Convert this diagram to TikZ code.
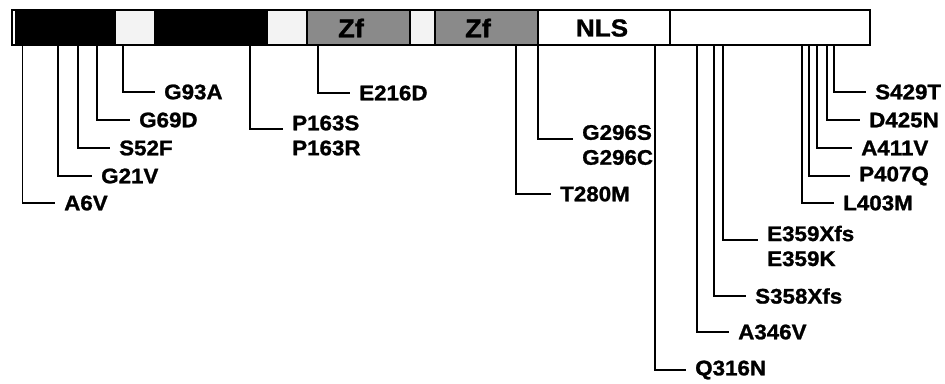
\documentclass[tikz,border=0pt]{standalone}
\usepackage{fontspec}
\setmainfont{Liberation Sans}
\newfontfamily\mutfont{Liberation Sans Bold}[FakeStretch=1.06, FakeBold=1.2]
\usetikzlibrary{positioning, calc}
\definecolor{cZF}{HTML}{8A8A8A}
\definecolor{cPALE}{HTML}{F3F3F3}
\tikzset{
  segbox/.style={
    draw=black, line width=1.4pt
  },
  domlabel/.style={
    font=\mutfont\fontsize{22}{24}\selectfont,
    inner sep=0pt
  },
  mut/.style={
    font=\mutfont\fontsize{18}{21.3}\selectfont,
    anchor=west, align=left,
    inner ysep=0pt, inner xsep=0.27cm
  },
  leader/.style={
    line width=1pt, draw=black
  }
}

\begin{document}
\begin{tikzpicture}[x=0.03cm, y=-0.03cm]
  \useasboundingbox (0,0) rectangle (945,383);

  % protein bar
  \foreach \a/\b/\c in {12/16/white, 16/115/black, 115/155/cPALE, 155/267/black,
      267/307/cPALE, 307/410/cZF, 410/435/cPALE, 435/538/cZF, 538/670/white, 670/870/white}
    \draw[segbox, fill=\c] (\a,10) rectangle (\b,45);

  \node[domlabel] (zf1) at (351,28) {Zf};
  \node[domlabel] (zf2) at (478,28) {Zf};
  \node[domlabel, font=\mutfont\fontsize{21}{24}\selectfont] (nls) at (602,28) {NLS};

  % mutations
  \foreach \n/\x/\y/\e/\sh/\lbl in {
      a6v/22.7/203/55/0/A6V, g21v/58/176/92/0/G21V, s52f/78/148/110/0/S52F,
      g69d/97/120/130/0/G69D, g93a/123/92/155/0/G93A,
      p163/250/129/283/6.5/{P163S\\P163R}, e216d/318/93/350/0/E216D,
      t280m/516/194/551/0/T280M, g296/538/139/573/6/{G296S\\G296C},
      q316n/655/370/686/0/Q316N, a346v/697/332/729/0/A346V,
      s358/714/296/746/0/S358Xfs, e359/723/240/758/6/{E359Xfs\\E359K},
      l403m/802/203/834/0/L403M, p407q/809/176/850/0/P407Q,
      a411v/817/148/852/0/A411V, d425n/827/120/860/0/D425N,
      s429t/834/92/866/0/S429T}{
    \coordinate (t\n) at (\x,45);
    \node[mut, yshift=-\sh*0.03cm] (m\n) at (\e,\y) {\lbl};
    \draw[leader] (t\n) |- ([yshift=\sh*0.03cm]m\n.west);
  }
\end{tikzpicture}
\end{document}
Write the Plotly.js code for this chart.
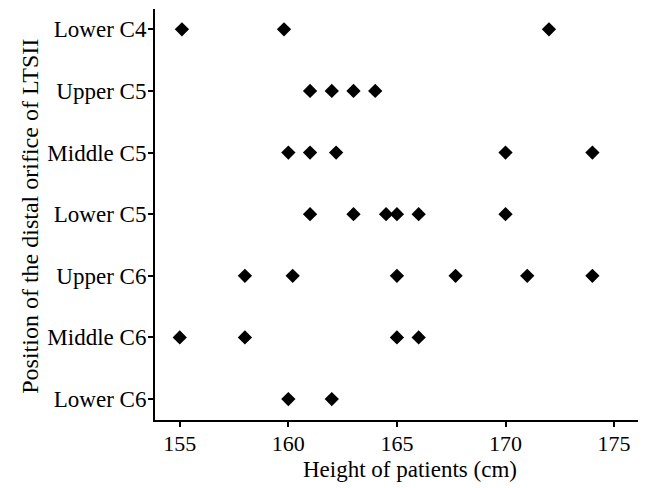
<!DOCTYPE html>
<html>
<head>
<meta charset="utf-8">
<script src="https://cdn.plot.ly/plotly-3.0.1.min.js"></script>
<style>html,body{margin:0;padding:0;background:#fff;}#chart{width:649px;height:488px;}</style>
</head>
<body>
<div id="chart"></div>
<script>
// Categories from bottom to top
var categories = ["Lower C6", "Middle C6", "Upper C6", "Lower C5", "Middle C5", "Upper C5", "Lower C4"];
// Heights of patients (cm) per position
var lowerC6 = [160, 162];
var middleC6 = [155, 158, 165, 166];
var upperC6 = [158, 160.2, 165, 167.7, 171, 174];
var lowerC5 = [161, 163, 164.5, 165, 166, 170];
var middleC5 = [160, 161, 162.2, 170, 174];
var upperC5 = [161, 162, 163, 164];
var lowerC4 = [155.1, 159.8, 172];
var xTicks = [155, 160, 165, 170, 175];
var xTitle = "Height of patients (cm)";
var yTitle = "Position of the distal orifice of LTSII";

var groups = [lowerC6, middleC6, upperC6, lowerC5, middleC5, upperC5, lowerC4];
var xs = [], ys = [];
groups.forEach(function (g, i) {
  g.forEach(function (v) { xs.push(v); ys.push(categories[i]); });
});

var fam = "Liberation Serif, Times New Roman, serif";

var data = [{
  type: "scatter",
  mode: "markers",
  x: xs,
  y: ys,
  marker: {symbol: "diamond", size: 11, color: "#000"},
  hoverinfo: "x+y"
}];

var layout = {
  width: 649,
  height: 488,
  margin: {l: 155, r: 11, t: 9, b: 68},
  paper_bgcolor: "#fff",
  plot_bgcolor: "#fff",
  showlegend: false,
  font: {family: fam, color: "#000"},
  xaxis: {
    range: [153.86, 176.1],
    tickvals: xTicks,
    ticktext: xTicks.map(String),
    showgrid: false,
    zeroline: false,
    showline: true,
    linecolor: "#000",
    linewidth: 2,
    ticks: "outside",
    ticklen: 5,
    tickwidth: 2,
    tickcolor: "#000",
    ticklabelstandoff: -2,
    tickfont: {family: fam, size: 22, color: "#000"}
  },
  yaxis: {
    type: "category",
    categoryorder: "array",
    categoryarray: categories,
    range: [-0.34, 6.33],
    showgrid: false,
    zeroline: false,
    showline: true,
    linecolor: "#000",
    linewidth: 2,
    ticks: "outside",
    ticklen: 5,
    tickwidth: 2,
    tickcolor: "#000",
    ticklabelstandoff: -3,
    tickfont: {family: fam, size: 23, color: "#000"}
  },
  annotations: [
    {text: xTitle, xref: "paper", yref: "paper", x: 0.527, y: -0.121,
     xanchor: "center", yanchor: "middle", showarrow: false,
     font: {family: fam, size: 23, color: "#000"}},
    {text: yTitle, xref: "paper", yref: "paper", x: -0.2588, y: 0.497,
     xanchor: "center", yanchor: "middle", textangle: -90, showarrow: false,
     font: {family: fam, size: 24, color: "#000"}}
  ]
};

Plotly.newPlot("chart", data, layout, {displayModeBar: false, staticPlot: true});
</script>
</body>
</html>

STATED TASK: Pull out all lines from the entries above in which the word "code" appears.

FULL OUTPUT:
Convert this diagram to TikZ code.
Write the Plotly.js code for this chart.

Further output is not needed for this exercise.